The problem: Each line that holds the word "this" counts once; report the total and nothing else.
** BEGIN Record excerpts **
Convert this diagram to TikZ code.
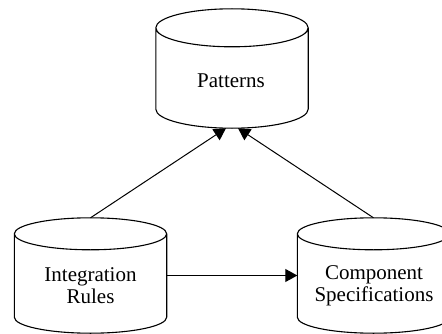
\documentclass[tikz,border=0pt]{standalone}
\usepackage{fontspec}
\setmainfont{Liberation Serif}
\usetikzlibrary{positioning,arrows.meta,calc}

% outline of a drum round a named node; #2 is the depth of its caps
\newcommand\drawdrum[2]{%
  \draw[drum] let \p1=(#1.north west), \p2=(#1.south east),
      \n1={(\x2-\x1)/2} in
    (\x1,\y1-#2) arc[start angle=180,end angle=0,x radius=\n1,y radius=#2]
    -- (\x2,\y2+#2) arc[start angle=0,end angle=-180,x radius=\n1,y radius=#2]
    -- cycle
    (\x1,\y1-#2) arc[start angle=180,end angle=360,x radius=\n1,y radius=#2];
}

\begin{document}
\begin{tikzpicture}[x=1pt,y=1pt,
    store/.style={inner sep=0pt,minimum width=152pt,minimum height=119pt},
    drum/.style={line width=1.1pt,line join=round},
    lbl/.style={font=\fontsize{21}{22}\selectfont,align=center},
    link/.style={line width=1pt,-{Triangle[length=12pt,width=13pt]}}]
  \useasboundingbox (0,0) rectangle (442,333);
  % the three stores
  \node[store] (pat) at (232,264.5) {};
  \node[store,minimum height=115pt] (ir) at (90.5,57.5) {};
  \node[store,minimum height=115pt] (cs) at (373.5,57.5) {};
  \drawdrum{pat}{19pt}
  \drawdrum{ir}{16pt}
  \drawdrum{cs}{16pt}
  % their names, set a bit below the middle
  \node[lbl] (patname) at (231,252.6) {Patterns};
  \node[lbl] (irname) at (90.5,47) {Integration\\Rules};
  \node[lbl] (csname) at (374,47) {Component\\Specifications};
  % links
  \draw[link] (ir) -- (cs);
  \draw[link] (ir.north) -- ([xshift=-6pt]pat.south);
  \draw[link] (cs.north) -- ([xshift=6pt]pat.south);
\end{tikzpicture}
\end{document}
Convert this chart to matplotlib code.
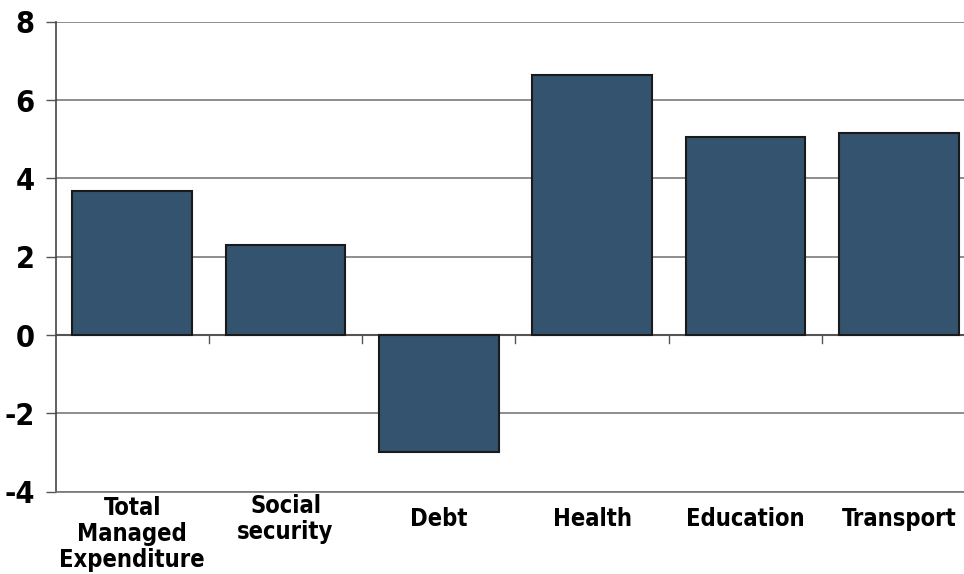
import matplotlib
matplotlib.use("Agg")
import matplotlib.pyplot as plt
from matplotlib import font_manager
from matplotlib.transforms import blended_transform_factory, offset_copy

categories = ["Total\nManaged\nExpenditure", "Social\nsecurity", "Debt", "Health", "Education", "Transport"]
values = [3.68, 2.30, -2.98, 6.64, 5.06, 5.16]
yticks = [-4, -2, 0, 2, 4, 6, 8]

names = {f.name for f in font_manager.fontManager.ttflist}
fam = "Liberation Sans Narrow" if "Liberation Sans Narrow" in names else "DejaVu Sans"
plt.rcParams["font.family"] = [fam, "DejaVu Sans"]
plt.rcParams["font.stretch"] = "condensed"

fig = plt.figure(figsize=(9.64, 5.74), dpi=100)
ax = fig.add_axes([55.5 / 964, 1 - 491.7 / 574, 920 / 964, (491.7 - 21.7) / 574])

x = list(range(len(categories)))
ax.bar(x, values, width=0.78, color="#33536e", edgecolor="#1a1a1a", linewidth=1.5, zorder=3)

ax.set_xlim(-0.5, len(categories) - 0.5)
ax.set_ylim(-4, 8)
ax.set_yticks(yticks)
ax.set_yticklabels([str(v) for v in yticks], fontsize=22, fontweight="bold", fontstretch="condensed")
ax.yaxis.grid(True, color="#7a7a7a", linewidth=1.2, zorder=0)
ax.set_axisbelow(True)
ax.tick_params(axis="y", length=7, width=1, color="#555555", pad=8)

# zero line with tick marks between categories
ax.axhline(0, color="#555555", linewidth=1.5, zorder=2)
for b in [i + 0.5 for i in x[:-1]]:
    ax.plot([b, b], [0, -0.2], color="#555555", linewidth=1, zorder=2, clip_on=False)

ax.set_xticks(x)
ax.set_xticklabels([])
ax.tick_params(axis="x", length=0)
base = blended_transform_factory(ax.transData, ax.transAxes)
for xi, lab in zip(x, categories):
    nlines = lab.count("\n") + 1
    off = -27 if nlines <= 2 else -42   # pixels below the bottom of the axes
    tr = offset_copy(base, fig=fig, x=0, y=off * 72 / 100, units="points")
    ax.text(xi, 0, lab, transform=tr, ha="center", va="center", fontsize=17,
            fontweight="bold", fontstretch="condensed", linespacing=1.1, clip_on=False)

for s in ["top", "right"]:
    ax.spines[s].set_visible(False)
ax.spines["left"].set_color("#444444")
ax.spines["left"].set_linewidth(1.2)
ax.spines["bottom"].set_color("#777777")
ax.spines["bottom"].set_linewidth(1.2)

fig.savefig("out.png", dpi=100)
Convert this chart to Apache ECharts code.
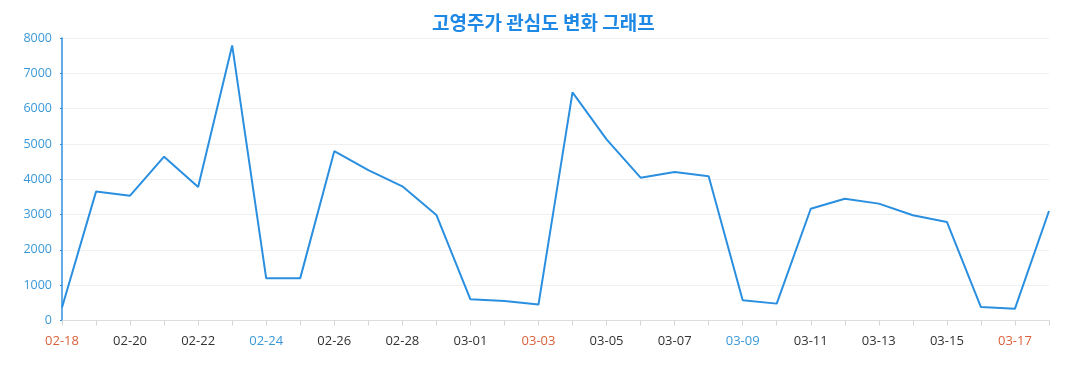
<!DOCTYPE html>
<html><head><meta charset="utf-8">
<script src="https://cdn.jsdelivr.net/npm/echarts@6/dist/echarts.min.js"></script>
<style>html,body{margin:0;padding:0;background:#fff}#c{width:1077px;height:390px}</style>
</head><body><div id="c"></div>
<script>
const titleText = '고영주가 관심도 변화 그래프';
const categories = ['02-18','02-19','02-20','02-21','02-22','02-23','02-24','02-25','02-26','02-27','02-28','02-29',
  '03-01','03-02','03-03','03-04','03-05','03-06','03-07','03-08','03-09','03-10','03-11','03-12','03-13','03-14','03-15','03-16','03-17','03-18'];
const values = [370,3650,3535,4640,3780,7790,1195,1200,4795,4260,3800,2990,
  600,555,450,6460,5130,4045,4205,4085,572,478,3165,3450,3310,2980,2790,380,335,3100];
const sundays = ['02-18','02-25','03-03','03-10','03-17'];
const saturdays = ['02-24','03-02','03-09','03-16'];

const chart = echarts.init(document.getElementById('c'));
chart.setOption({
  animation:false,
  title:{text:titleText,left:427,top:8,textStyle:{color:'#1e88e5',fontSize:19,fontWeight:'bold',fontFamily:'Noto Sans CJK KR'}},
  grid:{left:62,right:28,top:38,bottom:69.5},
  xAxis:{type:'category',boundaryGap:false,data:categories,
    axisLine:{lineStyle:{color:'#dddddd'}},
    axisTick:{show:true,interval:0,length:5,lineStyle:{color:'#d5d5d5'}},
    axisLabel:{interval:1,margin:14,fontSize:13,fontFamily:'Open Sans',
      color:function(v){return sundays.indexOf(v)>=0?'#d9603b':(saturdays.indexOf(v)>=0?'#3a98d8':'#333333');}}},
  yAxis:{type:'value',min:0,max:8000,interval:1000,
    axisLine:{show:true,lineStyle:{color:'#2b8fe0',width:1.5}},
    axisTick:{show:true,length:2,lineStyle:{color:'#2b8fe0'}},
    axisLabel:{color:'#3a98d8',fontSize:12.5,fontFamily:'Open Sans',margin:10,formatter:function(v){return String(v);}},
    splitLine:{lineStyle:{color:'#f0f0f0'}}},
  series:[{type:'line',data:values,symbol:'none',lineStyle:{color:'#2b8fe0',width:2}}]
});
</script></body></html>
** END Record excerpts **
Correct result: 3